The coordinator of the 26th annual community Thanksgiving at Oak Hill Community Center, Alston will have had a good night’s sleep after preparing 17 turkeys and 100 pounds of dressing the in the days before.

A native of Wagram, Alston first left home to attend high school in Oxford. Upon finishing college, she traveled the country with her husband, an Air Force pilot — but only to a point.

“Being a country girl, if he went to Maine or something I didn’t go, I came home,” Alston said. “I don’t like cold weather.”

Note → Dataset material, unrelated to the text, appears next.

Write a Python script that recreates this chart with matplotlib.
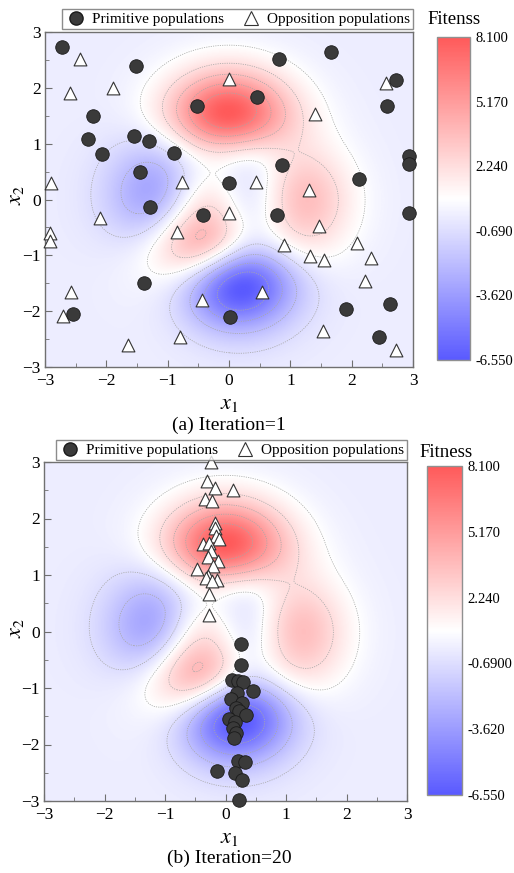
import numpy as np
import matplotlib
matplotlib.use("Agg")
import matplotlib.pyplot as plt
from matplotlib.colors import LinearSegmentedColormap, Normalize
from matplotlib.lines import Line2D

plt.rcParams['font.family'] = ['Liberation Serif', 'DejaVu Serif']
plt.rcParams['mathtext.fontset'] = 'stix'

# ---------------- data ----------------
# Panel (a) Iteration=1
prim_a_x = [-2.72, -1.52, 0.82, 1.66, 2.72, 2.58, -0.52, 0.45, -2.21, -2.30,
            -1.545, -1.31, -2.07, -0.89, -1.45, 0.0, 0.87, 2.12, 2.94, 2.94,
            -1.28, -0.43, 0.78, 2.93, -1.38, -2.55, 0.01, 1.91, 2.62, 2.45]
prim_a_y = [2.74, 2.39, 2.51, 2.64, 2.14, 1.68, 1.67, 1.84, 1.49, 1.08,
            1.14, 1.05, 0.81, 0.84, 0.49, 0.29, 0.62, 0.36, 0.78, 0.63,
            -0.14, -0.28, -0.28, -0.25, -1.50, -2.05, -2.11, -1.96, -1.88, -2.47]
opp_a_x = [-2.43, -2.60, -1.89, 0.0, 1.40, -2.91, -0.77, 0.44, 1.31, 2.56,
           -2.10, 0.0, -0.84, -2.92, -2.92, 1.47, 0.90, 2.08, 1.32, 1.55,
           2.32, 2.22, -2.57, -2.70, -0.44, 0.54, -0.80, -1.64, 1.53, 2.73]
opp_a_y = [2.51, 1.91, 2.00, 2.15, 1.54, 0.29, 0.32, 0.32, 0.17, 2.09,
           -0.34, -0.25, -0.59, -0.60, -0.75, -0.47, -0.81, -0.78, -1.02, -1.09,
           -1.05, -1.46, -1.66, -2.09, -1.80, -1.65, -2.47, -2.60, -2.35, -2.70]

# Panel (b) Iteration=20
prim_b_x = [0.25, 0.25, 0.105, 0.20, 0.29, 0.45, 0.19, 0.09, 0.27, 0.18,
            0.23, 0.34, 0.055, 0.16, 0.13, 0.18, 0.14, 0.20, 0.32, -0.14,
            0.15, 0.27, 0.215]
prim_b_y = [-0.22, -0.59, -0.86, -0.87, -0.90, -1.05, -1.08, -1.19, -1.26, -1.35,
            -1.41, -1.48, -1.55, -1.61, -1.70, -1.80, -1.88, -2.30, -2.31, -2.47,
            -2.50, -2.63, -2.98]
opp_b_x = [-0.24, -0.30, -0.17, 0.12, -0.34, -0.22, -0.17, -0.18, -0.15, -0.11,
           -0.38, -0.28, -0.24, -0.29, -0.13, -0.21, -0.47, -0.29, -0.32, -0.14,
           -0.22, -0.28, -0.27]
opp_b_y = [3.0, 2.66, 2.54, 2.51, 2.34, 2.31, 1.92, 1.84, 1.69, 1.63,
           1.54, 1.57, 1.42, 1.31, 1.25, 1.16, 1.10, 0.98, 0.95, 0.92,
           0.89, 0.66, 0.29]

cbar_ticks = [8.1, 5.17, 2.24, -0.69, -3.62, -6.55]
cbar_labels_a = ["8.100", "5.170", "2.240", "-0.690", "-3.620", "-6.550"]
cbar_labels_b = ["8.100", "5.170", "2.240", "-0.6900", "-3.620", "-6.550"]
cbar_titles = ["Fitenss", "Fitness"]
captions = ["(a) Iteration=1", "(b) Iteration=20"]
axis_ticks = [-3, -2, -1, 0, 1, 2, 3]
zmin, zmax = -6.55, 8.1

# benchmark surface (peaks function)
g = np.linspace(-3, 3, 400)
X, Y = np.meshgrid(g, g)
Z = (3 * (1 - X) ** 2 * np.exp(-X ** 2 - (Y + 1) ** 2)
     - 10 * (X / 5 - X ** 3 - Y ** 5) * np.exp(-X ** 2 - Y ** 2)
     - 1 / 3 * np.exp(-(X + 1) ** 2 - Y ** 2))

cmap = LinearSegmentedColormap.from_list(
    "bwr_soft", [(0.0, "#5a5aff"), (0.5, "#ffffff"), (1.0, "#ff5a5a")])
norm = Normalize(vmin=zmin, vmax=zmax)
levels = np.linspace(zmin, zmax, 11)[1:-1]

W, H = 514, 873
fig = plt.figure(figsize=(W / 100, H / 100), dpi=100)


def fr(x0, y0, x1, y1):
    return [x0 / W, 1 - y1 / H, (x1 - x0) / W, (y1 - y0) / H]


panels = [
    dict(ax=fr(45, 32, 413, 367), cb=fr(437, 37, 470, 360), leg_y=29,
         px=prim_a_x, py=prim_a_y, ox=opp_a_x, oy=opp_a_y,
         cbl=cbar_labels_a, title=cbar_titles[0], tpos=(454, 19),
         cap=captions[0], xl=405, capy=425, yly=195),
    dict(ax=fr(44, 462, 407, 801), cb=fr(427, 466, 462, 795), leg_y=460,
         px=prim_b_x, py=prim_b_y, ox=opp_b_x, oy=opp_b_y,
         cbl=cbar_labels_b, title=cbar_titles[1], tpos=(446, 452),
         cap=captions[1], xl=838, capy=858, yly=628),
]

spine_c = "#707070"
for p in panels:
    ax = fig.add_axes(p["ax"])
    ax.imshow(Z, extent=(-3, 3, -3, 3), origin="lower", cmap=cmap, norm=norm,
              interpolation="bilinear", aspect="auto")
    ax.contour(X, Y, Z, levels=levels, colors="#a8a8a8", linewidths=0.55,
               linestyles=[(0, (1.5, 1.5))])
    ax.scatter(p["ox"], p["oy"], marker="^", s=85, facecolor="white",
               edgecolor="#333333", linewidths=0.8, zorder=3, clip_on=False)
    ax.scatter(p["px"], p["py"], marker="o", s=95, facecolor="#3a3a3a",
               edgecolor="#1a1a1a", linewidths=0.6, zorder=4, clip_on=False)
    ax.set_xlim(-3, 3)
    ax.set_ylim(-3, 3)
    ax.set_xticks(axis_ticks)
    ax.set_yticks(axis_ticks)
    ax.set_xticks(np.arange(-2.5, 3, 1.0), minor=True)
    ax.set_yticks(np.arange(-2.5, 3, 1.0), minor=True)
    ax.tick_params(which="both", direction="in", labelsize=12.5, colors=spine_c,
                   labelcolor="black", top=False, right=False)
    ax.tick_params(axis="x", which="major", pad=4)
    ax.tick_params(axis="y", which="major", pad=3)
    ax.tick_params(which="major", length=5)
    ax.tick_params(which="minor", length=3)
    for s in ax.spines.values():
        s.set_color(spine_c)
        s.set_linewidth(1.0)
    # labels
    fig.text(229 / W, 1 - p["xl"] / H, r"$x_1$", ha="center", va="center",
             fontsize=16)
    fig.text(16 / W, 1 - p["yly"] / H, r"$x_2$", ha="center", va="center",
             fontsize=16, rotation=90)
    fig.text(229 / W, 1 - p["capy"] / H, p["cap"], ha="center", va="center",
             fontsize=14)
    # legend
    handles = [
        Line2D([], [], marker="o", ls="none", markersize=9.5,
               markerfacecolor="#3a3a3a", markeredgecolor="#1a1a1a"),
        Line2D([], [], marker="^", ls="none", markersize=9.5,
               markerfacecolor="white", markeredgecolor="#333333",
               markeredgewidth=0.8),
    ]
    leg = fig.legend(handles, ["Primitive populations", "Opposition populations"],
                     loc="lower right",
                     bbox_to_anchor=(p["ax"][0] + p["ax"][2], 1 - p["leg_y"] / H),
                     ncol=2, frameon=True, fancybox=False, fontsize=11,
                     handletextpad=0.3, columnspacing=1.0, borderpad=0.2,
                     handlelength=1.5, borderaxespad=0)
    leg.get_frame().set_edgecolor(spine_c)
    leg.get_frame().set_linewidth(1.0)
    # colorbar
    cax = fig.add_axes(p["cb"])
    cb = fig.colorbar(matplotlib.cm.ScalarMappable(norm=norm, cmap=cmap), cax=cax)
    cb.set_ticks(cbar_ticks)
    cb.set_ticklabels(p["cbl"])
    cb.ax.tick_params(length=0, labelsize=10.5, pad=4)
    cb.outline.set_edgecolor("#909090")
    cb.outline.set_linewidth(1.0)
    fig.text(p["tpos"][0] / W, 1 - p["tpos"][1] / H, p["title"], ha="center",
             va="center", fontsize=13.5)

fig.savefig("out.png", dpi=100)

Up to 500 people have attended her Thanksgiving dinner each year, which is offered free to all. Walking through the community center last week for the 26th year of preparations, Alston envisioned the buffet line and horde of hungry people.

“Turkey, turkey, dressing, gravy, peas, collard greens, and I have turnips and stuff over here,” she said, designating a food for each warming dish.

The tables, seating 110 at a time, were decorated already with tablecloths and Christmas centerpieces.

“The one thing I learned in home economics: if the table isn’t pretty, the food may not be good,” Alston said. “In other words, if you don’t take time to do the tables you probably aren’t spending time on the food.”

Alston cooks everything herself, from home-grown collards to the turkey, also purchasing most of the food in a year of slim donations. And all who attend are sent home with a bag of fruit and candy, thanks indirectly to family tradition.

“My grandmama, you couldn’t leave her house without a bag — she had to give you something,” Alston said.

Of those attending the meal, some 100 are regulars who have come every Thanksgiving for 20 years. But whether they are blood relation, old friend, or just passing through, all are, for one day at least, honorary family members.

“The joy I get is at about 12:15 when all out here is lining up and all there,” Alston motioned toward the parking lot. “Everybody wants me to open the door, and there’s not a person who comes in that I don’t go by and hug. I don’t care who you are or what kind of shoes you’ve got on, you are important.”

Though at 80, Alston is most assuredly “still stepping,” about eight people volunteer to assist in serving and cleanup.

“I have people going around to the older people saying can I bring you something else, can I take this or seat you where you want,” she said. “I don’t want nobody to have to do nothing.”

This year’s community Thanksgiving dinner wil be held from 12-5 p.m. at the community center of Oak Hill Missionary Baptist Church on North Turnpike Road.